((
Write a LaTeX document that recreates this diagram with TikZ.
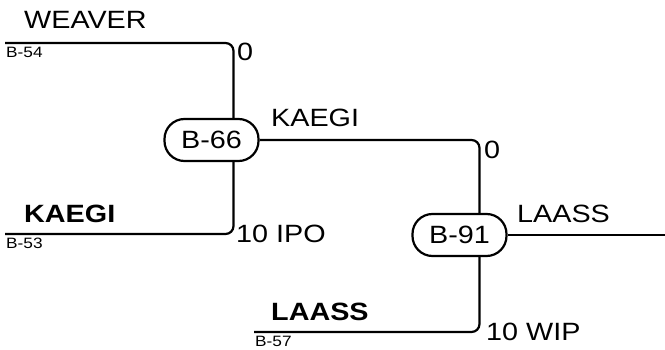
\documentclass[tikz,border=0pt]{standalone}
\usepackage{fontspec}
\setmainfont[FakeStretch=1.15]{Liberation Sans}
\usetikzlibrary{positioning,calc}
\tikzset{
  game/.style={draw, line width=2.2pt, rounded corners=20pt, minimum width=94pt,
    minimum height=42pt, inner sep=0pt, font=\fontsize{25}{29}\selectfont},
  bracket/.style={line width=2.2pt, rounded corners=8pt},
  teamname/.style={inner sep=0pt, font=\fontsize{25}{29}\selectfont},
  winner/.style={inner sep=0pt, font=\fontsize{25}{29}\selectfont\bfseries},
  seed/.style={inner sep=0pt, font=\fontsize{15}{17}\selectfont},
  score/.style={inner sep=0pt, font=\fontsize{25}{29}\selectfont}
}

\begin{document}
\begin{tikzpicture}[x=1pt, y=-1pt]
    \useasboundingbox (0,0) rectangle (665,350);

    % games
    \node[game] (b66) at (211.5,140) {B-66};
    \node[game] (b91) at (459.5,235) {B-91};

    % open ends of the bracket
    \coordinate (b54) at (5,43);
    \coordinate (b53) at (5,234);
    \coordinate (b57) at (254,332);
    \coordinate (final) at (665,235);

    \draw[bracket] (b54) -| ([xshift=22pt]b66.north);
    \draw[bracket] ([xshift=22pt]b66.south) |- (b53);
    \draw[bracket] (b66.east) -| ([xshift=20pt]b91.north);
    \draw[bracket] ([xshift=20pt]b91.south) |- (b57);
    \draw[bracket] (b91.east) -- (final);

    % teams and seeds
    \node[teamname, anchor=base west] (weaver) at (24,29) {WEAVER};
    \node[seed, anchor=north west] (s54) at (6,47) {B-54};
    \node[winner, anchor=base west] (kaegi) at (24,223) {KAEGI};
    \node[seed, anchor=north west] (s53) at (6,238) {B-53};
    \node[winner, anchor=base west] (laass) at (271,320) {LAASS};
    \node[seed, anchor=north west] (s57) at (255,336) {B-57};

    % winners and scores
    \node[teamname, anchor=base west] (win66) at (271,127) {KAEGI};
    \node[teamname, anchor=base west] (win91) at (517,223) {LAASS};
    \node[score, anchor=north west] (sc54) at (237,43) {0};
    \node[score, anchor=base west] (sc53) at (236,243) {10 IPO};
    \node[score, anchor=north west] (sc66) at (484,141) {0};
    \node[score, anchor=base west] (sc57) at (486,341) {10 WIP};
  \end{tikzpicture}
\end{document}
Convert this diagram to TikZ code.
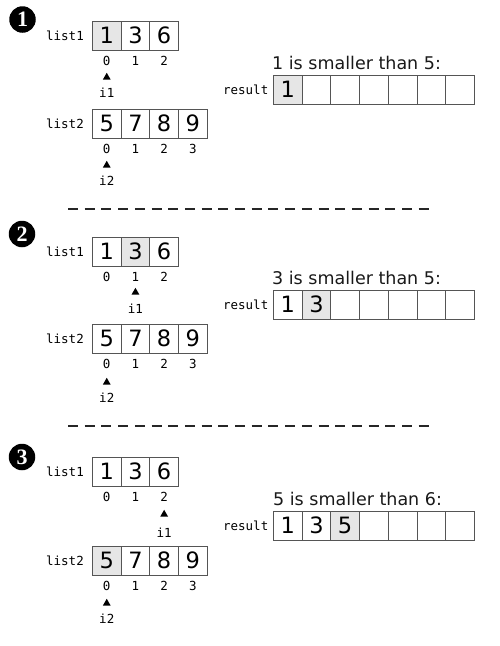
))
* _GOAL_:
Take the material above from its first line through the line holding "(b91.east) -- (final);" and set it down exactly, without the pictures.

* _ANSWER IN FULL_:
Write a LaTeX document that recreates this diagram with TikZ.
\documentclass[tikz,border=0pt]{standalone}
\usepackage{fontspec}
\setmainfont[FakeStretch=1.15]{Liberation Sans}
\usetikzlibrary{positioning,calc}
\tikzset{
  game/.style={draw, line width=2.2pt, rounded corners=20pt, minimum width=94pt,
    minimum height=42pt, inner sep=0pt, font=\fontsize{25}{29}\selectfont},
  bracket/.style={line width=2.2pt, rounded corners=8pt},
  teamname/.style={inner sep=0pt, font=\fontsize{25}{29}\selectfont},
  winner/.style={inner sep=0pt, font=\fontsize{25}{29}\selectfont\bfseries},
  seed/.style={inner sep=0pt, font=\fontsize{15}{17}\selectfont},
  score/.style={inner sep=0pt, font=\fontsize{25}{29}\selectfont}
}

\begin{document}
\begin{tikzpicture}[x=1pt, y=-1pt]
    \useasboundingbox (0,0) rectangle (665,350);

    % games
    \node[game] (b66) at (211.5,140) {B-66};
    \node[game] (b91) at (459.5,235) {B-91};

    % open ends of the bracket
    \coordinate (b54) at (5,43);
    \coordinate (b53) at (5,234);
    \coordinate (b57) at (254,332);
    \coordinate (final) at (665,235);

    \draw[bracket] (b54) -| ([xshift=22pt]b66.north);
    \draw[bracket] ([xshift=22pt]b66.south) |- (b53);
    \draw[bracket] (b66.east) -| ([xshift=20pt]b91.north);
    \draw[bracket] ([xshift=20pt]b91.south) |- (b57);
    \draw[bracket] (b91.east) -- (final);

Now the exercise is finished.